Morozova, V., Kozlova, Yu., Shedko, E., Kurilshikov, A., Babkin, I., Tupikin, A., Yunusova, A., Chernonosov, A., Baykov, I., Кondratov, I., Kabilov, M., Ryabchikova, E., Vlassov, V., Tikunova, N.
Archives of virology 2016 v.161 no.9 pp. 2457-2472
Acinetobacter, Enterobacter, Pantoea, Proteus mirabilis, Vibrio, amino acid sequences, bacteria, bacteriophages, feces, flagellum, genes, humans, mutants, phenotype
Lytic Proteus phage PM16, isolated from human faeces, is a novel virus that is specific for Proteus mirabilis cells. Bacteriophage PM16 is characterized by high stability, a short latency period, large burst size and the occurrence of low phage resistance. Phage PM16 was classified as a member of the genus Phikmvvirus on the basis of genome organization, gene synteny, and protein sequences similarities. Within the genus Phikmvvirus, phage PM16 is grouped with Vibrio phage VP93, Pantoea phage LIMElight, Acinetobacter phage Petty, Enterobacter phage phiKDA1, and KP34-like bacteriophages.

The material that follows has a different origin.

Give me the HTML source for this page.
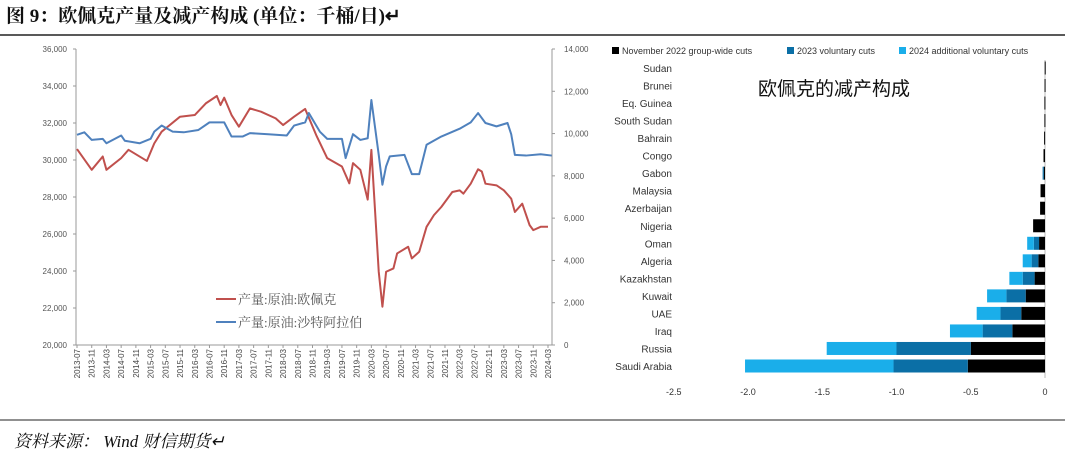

An investigation of the phage-cell interaction demonstrated that phage PM16 attached to the cell surface, not to the bacterial flagella. The study of P. mirabilis mutant cells obtained during the phage-resistant bacterial cell assay that were resistant to phage PM16 re-infection revealed a non-swarming phenotype, changes in membrane characteristics, and the absence of flagella. Presumably, the resistance of non-swarming P. mirabilis cells to phage PM16 re-infection is determined by changes in membrane macromolecular composition and is associated with the absence of flagella and a non-swarming phenotype.